Trade community must end ‘pointless’ subsidies to fisheries: Unctad

1 October, 2016 12:00 AM printer

The trade community has a responsibility to make the trade in fisheries more inclusive and sustainable by ending ‘pointless and harmful’ fishing subsidies, reports UNB.
A top Unctad official said at a meeting of the World Trade Organization (WTO) in Geneva recently.
With exports of fish and seafood products growing tenfold over a decade to reach a record value of $146 billion in 2014, fish has become one of the world’s most traded commodities.
It is also essential to the development of many coastal developing countries and small island developing states (SIDS), according to a message received here from Geneva.
While some 90 percent of the world’s marine fish stocks are now fully exploited, overexploited or depleted, governments still pay out an estimated $35 billion on fisheries subsidies, of which $20 billion contribute directly to overfishing.
These subsidies effectively mean that taxpayers are paying industrial boats to degrade the environment and to destroy the food security and livelihoods of vulnerable coastal communities.
By fueling unfair competition between large fleets and individual artisanal fishermen, they are also fostering inequality.
“Subsidies to support the extraction of an already depleted resource make no economic, environmental, or social sense,” Joakim Reiter, Unctad Deputy Secretary-General, said. “We’re running a senseless race to the bottom where very soon, we’ll all be the losers.”
“We the trade community have a responsibility to make trade in fisheries more inclusive, more sustainable,” he said, outlining three actions to do so - ending fishing subsidies, supporting effective fisheries management, and the minimization of tariff and non-tariff measures.

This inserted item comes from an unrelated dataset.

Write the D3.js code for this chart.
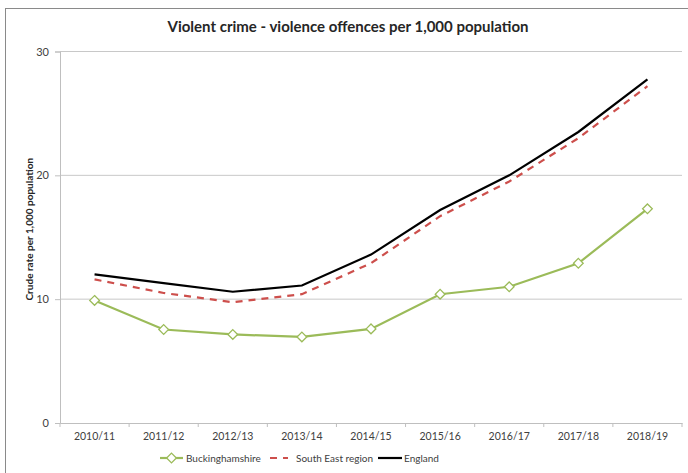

In July, Unctad, FAO and UNEP joined forces to propose a roadmap to ending subsidies, a statement which was supported by more than 90 member States, four international and regional organisations and more than 10 global NGOs.
Reducing harmful fisheries subsidies could result in estimated economic gains of as much as $72 billion a year worldwide.
This money should be spent instead on a Blue Development Fund to help SIDS and least developed countries (LDCs) to support bluer economies and more effective fisheries management, Reiter said.
Research is needed to better understand how some other trade measures can contribute to overfishing, Reiter said, noting that the nationality of an individual boat, not the origin of the fish, determines the trade policies applied.
“A Liberian fish is miraculously considered, say, European, if fished by a Spanish boat outside the coast of Monrovia,” he said. “This situation distorts incentives in an important way.”